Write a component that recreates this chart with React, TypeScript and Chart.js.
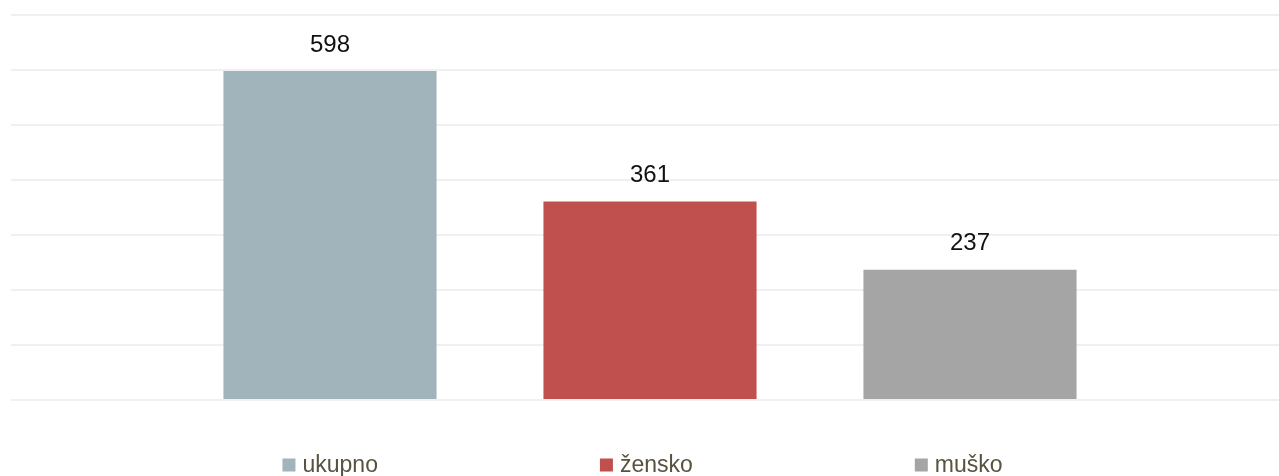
import React, { useEffect, useRef } from "react";
import { Chart, registerables } from "chart.js";

Chart.register(...registerables);

const categories: string[] = [""];
const seriesNames: string[] = ["ukupno", "žensko", "muško"];
const ukupnoValues: number[] = [598];
const zenskoValues: number[] = [361];
const muskoValues: number[] = [237];
const seriesColors: string[] = ["#a2b4bb", "#c0504d", "#a5a5a5"];
const yMax = 700;
const yStep = 100;

const FONT = "'Liberation Sans', Arial, Helvetica, sans-serif";

const valueLabelPlugin = {
  id: "valueLabels",
  afterDatasetsDraw(chart: any) {
    const ctx = chart.ctx;
    ctx.save();
    ctx.font = `24px ${FONT}`;
    ctx.fillStyle = "#111111";
    ctx.textAlign = "center";
    ctx.textBaseline = "bottom";
    chart.data.datasets.forEach((ds: any, i: number) => {
      const meta = chart.getDatasetMeta(i);
      meta.data.forEach((el: any, j: number) => {
        ctx.fillText(String(ds.data[j]), el.x, el.y - 14);
      });
    });
    ctx.restore();
  },
};

const customLegendPlugin = {
  id: "customLegend",
  afterDraw(chart: any) {
    const ctx = chart.ctx;
    const box = 13;
    const boxGap = 7;
    const itemGap = 222;
    ctx.save();
    ctx.font = `23px ${FONT}`;
    const widths = chart.data.datasets.map(
      (ds: any) => box + boxGap + ctx.measureText(ds.label).width
    );
    const total =
      widths.reduce((a: number, b: number) => a + b, 0) +
      itemGap * (widths.length - 1);
    let x = (chart.width - total) / 2 + 3;
    const cy = 465;
    chart.data.datasets.forEach((ds: any, i: number) => {
      ctx.fillStyle = ds.backgroundColor;
      ctx.fillRect(x, cy - box / 2, box, box);
      ctx.fillStyle = "#57533f";
      ctx.textAlign = "left";
      ctx.textBaseline = "middle";
      ctx.fillText(ds.label, x + box + boxGap, cy + 1);
      x += widths[i] + itemGap;
    });
    ctx.restore();
  },
};

export default function App() {
  const canvasRef = useRef<HTMLCanvasElement | null>(null);

  useEffect(() => {
    document.body.style.margin = "0";
    const canvas = canvasRef.current;
    if (!canvas) return;
    const valueArrays = [ukupnoValues, zenskoValues, muskoValues];
    const chart = new Chart(canvas, {
      type: "bar",
      data: {
        labels: categories,
        datasets: seriesNames.map((name, i) => ({
          label: name,
          data: valueArrays[i],
          backgroundColor: seriesColors[i],
          borderWidth: 0,
          categoryPercentage: 960 / 1258,
          barPercentage: 0.666,
        })),
      },
      options: {
        animation: false,
        responsive: false,
        maintainAspectRatio: false,
        layout: { padding: { top: 15, bottom: 76, left: 11, right: 0 } },
        plugins: {
          legend: { display: false },
          tooltip: { enabled: false },
        },
        scales: {
          x: { display: false, grid: { display: false } },
          y: {
            display: true,
            min: 0,
            max: yMax,
            ticks: { display: false, stepSize: yStep },
            border: { display: false },
            grid: {
              color: "#f0f0f0",
              lineWidth: 2,
              drawTicks: true,
              tickLength: 10,
              tickColor: "#f0f0f0",
              tickWidth: 2,
            },
          },
        },
      },
      plugins: [valueLabelPlugin, customLegendPlugin],
    });
    return () => chart.destroy();
  }, []);

  return (
    <div style={{ width: 1279, height: 476 }}>
      <canvas ref={canvasRef} width={1279} height={476} style={{ display: "block" }} />
    </div>
  );
}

================

| Your objective |
Looking at the material above, count the lines that hold "React" and give the total alone.

| Expected answer |
2